Anti-tinkering tactics:
- Echoing Argybargy: Do all your early thinking in a low-fidelity way through sketches / wireframes / rough drafts, and then nail it down in your software program of choice. I do most of my initial concepts/roughs on a whiteboard. Precise tools and infinite canvases beg to be noodled with.
- Create a solid layout and typographic structure first, then stick to it. Spending an hour putting together a good layout / baseline grid and set of heading / copy styles will save you multiple hours in eyeballed adjustments. For small pieces, I often don't even need that if I just stick to the rule of thirds and a basic type scale.
- Limit your typeface library to a few high-quality workhorses. It doesn't have to go to the Dieter Rams "built a whole career off Akzidenz Grotesk" extent, but definitely don't spend your time trying to decide between twelve different flavors of neo-grotesque.
- Same thing, but for other assets like icon sets: build your go-to library of one or two good sets and use those whenever you just need An Icon. Save the endless stock searches and custom-made graphic assets for when your concept truly demands that level of visual specificity.

General advice:
- Try posting a proof once you've feel like you're "halfway there" and then see what your clients actually notice. Then just fix those things. What feels sloppy to you probably isn't even visible to the viewer.
- Make sure your effort is strictly proportional to the item's importance. Is this a one-pager that five people will read? Don't spend more than an hour on it. Use a template. Set a timer. Forget that you even have kerning controls.
posted by fifthpocket at 9:51 AM on August 1, 2019 [2 favorites]

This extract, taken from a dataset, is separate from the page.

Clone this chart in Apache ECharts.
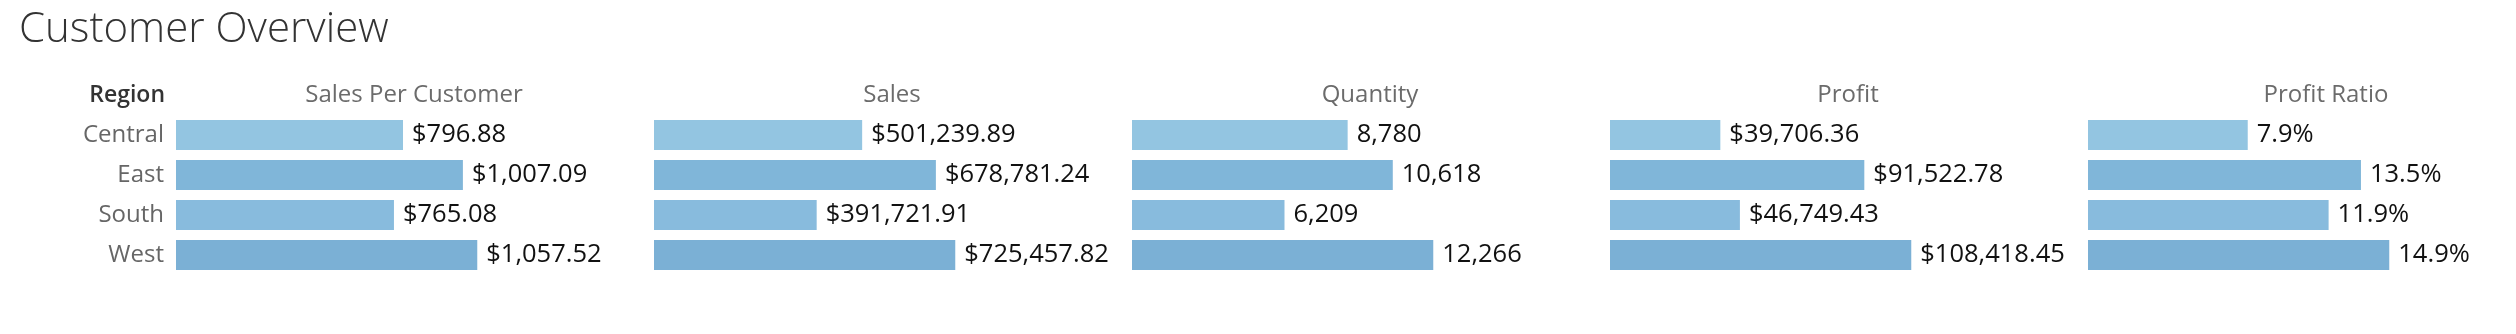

Response by poster: Thanks for the fantastic answers, each of these has something that will concretely help me improve. I am marking argybarg as best answer for the phrase "The computer should be for execution only." which has immediately revolutionized how quickly I am working. How did I never understand something so simple?

I have seen them waste a lot of time at the computer, noodling in Illustrator and hoping.

Could you please stop spying on me? Thanks.